A miller, aloft on a mountain looking down on the people, rises in the morning and begins his workaday preparations. In another abode, children awaken, tease each other, chomp on a breakfast of bread and go outdoors to play. Elsewhere, a couple makes love, then sets out with their cow for a walk.
The painter (a ruggedly cerebral Rutger Hauer) accommodatingly explains to us, via conversation with a haughtily obtuse, upper-crust collector friend (Michael York), the symbols and metaphors in his work. The circle of life and the circle of death is one that sticks with me, perhaps because it was so simple I had no trouble grasping it.

I saw The Mill and the Cross at the S.F. International Film Festival in the spring and again a few weeks ago, and I’ll admit that both times my thoughts wandered occasionally and my eyelids grew heavy. Not, however, when a passel of unsmiling men in red tunics rode out of the foggy haze, the pounding of their horses’ hooves portending an ill fate for some poor soul as yet unaware.
These men are part of the occupying Spanish army, and their prey on this gray day turns out to be one of the innocents I mentioned earlier. Onward, Christian soldiers indeed.

The Mill and the Cross is simultaneously a work of literacy and mystery, of explication and suggestion. It bears the opaque light of Breugel’s painting, and devotes great attention to costumes, but it does not strive too strenuously for period effect. It is as if we are allowed, for a few curious hours, to inhabit the 16th century. And when we end our visit, stepping out of and away from “The Way to Calvary” in the Kunsthistoriches Museum in Vienna, we are extremely grateful to be alive in our own time.

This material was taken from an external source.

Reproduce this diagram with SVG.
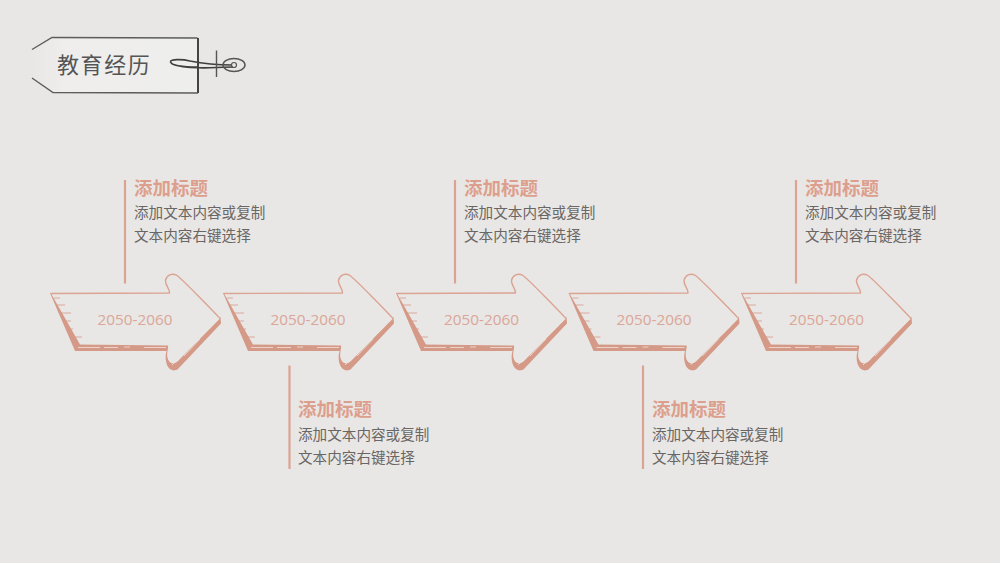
<svg xmlns="http://www.w3.org/2000/svg" width="1000" height="563" viewBox="0 0 1000 563">
<style>
.f{font-family:"Noto Sans CJK SC","Liberation Sans",sans-serif}
.h{font-size:18.500px;font-weight:700;fill:#dd9f8d}
.b{font-size:14.600px;fill:#6a6664}
.y{font-family:"Open Sans","Liberation Sans",sans-serif;font-size:15.300px;fill:#d9a697;text-anchor:middle}
.v{stroke:#dba392;stroke-width:2.200;fill:none}
.t{stroke:#f0e2dc;stroke-width:.8;fill:none}
.s{stroke:#d49a88;stroke-width:.8;fill:none}
</style>
<defs>
<g id="arrow">
<path d="M50 293L75 351L166.500 351C165 356 165.500 361 167 365C169 370 174 372 178 369L221 323.500L220.500 317L172 362L168 345L80 343L55 293Z" fill="#d59a87"/>
<path d="M51 293.500L169.500 293C170 289 165 285 165.500 280.500C166.500 275 172 272.500 177 275.500C181 278 216 314 220 318.500L178 361C174 365 169 364 167.500 358C166.500 354 168 349 168.500 345.500L80 344.500Z" fill="#e9e7e5"/>
<path d="M50.500 293.500L169.500 293C170 289 165 285 165.500 280.500C166.500 275 172 272.500 177 275.500C181 278 216 314 220 318.500" fill="none" stroke="#dba392" stroke-width="1.400" stroke-linejoin="round"/>
<path class="s" d="M54 298H60M57 305H65M60 313H71M63 321H71M66 329H73M71 337H82"/>
<path class="t" d="M78 347.500H100M104 347.500H118M124 347H130M144 347.500H166M172 365L176 361M184 356L200 339M204 334L212 326"/>
</g>
<linearGradient id="tagfill" x1="0" x2="1" y1="0" y2="0"><stop offset="0" stop-color="#e9e7e5"/><stop offset=".2" stop-color="#efeeed"/><stop offset="1" stop-color="#eeeeed"/></linearGradient>
</defs>
<rect width="1000" height="563" fill="#e9e7e5"/>
<g id="tag">
<path d="M32 49.500L52 37.500L198 38L198 93L53 92.500L32 78Z" fill="url(#tagfill)"/>
<path d="M32 49.500L52 37.500L197.500 38M32 78L53 92.500L198 93" fill="none" stroke="#5c5c5c" stroke-width="1.400"/>
<path d="M198 38V93" stroke="#444" stroke-width="2" fill="none"/>
<path d="M198 67C186 67 172 66 170.500 62C170 59 182 59 190 61C200 63 212 65 232 65M172 64C185 69 210 68 233 67" fill="none" stroke="#3f3f3f" stroke-width="1.700"/>
<path d="M216.500 50.500V77" stroke="#555" stroke-width="1.400"/>
<ellipse cx="234" cy="65" rx="11" ry="6.500" fill="none" stroke="#555" stroke-width="1.500"/>
<circle cx="234" cy="65" r="2.500" fill="none" stroke="#555" stroke-width="1.200"/>
<text class="f" x="57" y="73" font-size="22" letter-spacing="1.600" fill="#555">教育经历</text>
</g>
<g id="connectors">
<path class="v" d="M125 180V283.500M455 180V283.500M796 180V283.500M289.500 365.500V469M643 365.500V469"/>
</g>
<g id="node-1"><use href="#arrow"/><text class="y" x="135" y="325">2050-2060</text></g>
<g id="node-2"><use href="#arrow" x="173"/><text class="y" x="308" y="325">2050-2060</text></g>
<g id="node-3"><use href="#arrow" x="346"/><text class="y" x="481.500" y="325">2050-2060</text></g>
<g id="node-4"><use href="#arrow" x="518.500"/><text class="y" x="654" y="325">2050-2060</text></g>
<g id="node-5"><use href="#arrow" x="691"/><text class="y" x="826.500" y="325">2050-2060</text></g>
<g id="label-1"><text class="f h" x="134" y="195">添加标题</text><text class="f b" x="134" y="218">添加文本内容或复制</text><text class="f b" x="134" y="241">文本内容右键选择</text></g>
<g id="label-2"><text class="f h" x="298" y="416">添加标题</text><text class="f b" x="298" y="440">添加文本内容或复制</text><text class="f b" x="298" y="463">文本内容右键选择</text></g>
<g id="label-3"><text class="f h" x="464" y="195">添加标题</text><text class="f b" x="464" y="218">添加文本内容或复制</text><text class="f b" x="464" y="241">文本内容右键选择</text></g>
<g id="label-4"><text class="f h" x="652" y="416">添加标题</text><text class="f b" x="652" y="440">添加文本内容或复制</text><text class="f b" x="652" y="463">文本内容右键选择</text></g>
<g id="label-5"><text class="f h" x="805" y="195">添加标题</text><text class="f b" x="805" y="218">添加文本内容或复制</text><text class="f b" x="805" y="241">文本内容右键选择</text></g>
</svg>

It would be helpful to see The Mill and the Cross with an art historian, but it’s hardly essential. I’m an adherent of the “you get what you get” school of moviegoing, which is to say I’m not endorsing malign ignorance so much as endorsing the possibility of unexpected revelation. Frankly, not many moviemakers these days are up to conjuring that kind of wispy magic.
The Mill and the Cross opens Friday, September 30, 2011 at the Embarcadero Center Cinema in San Francisco and the Shattuck in Berkeley.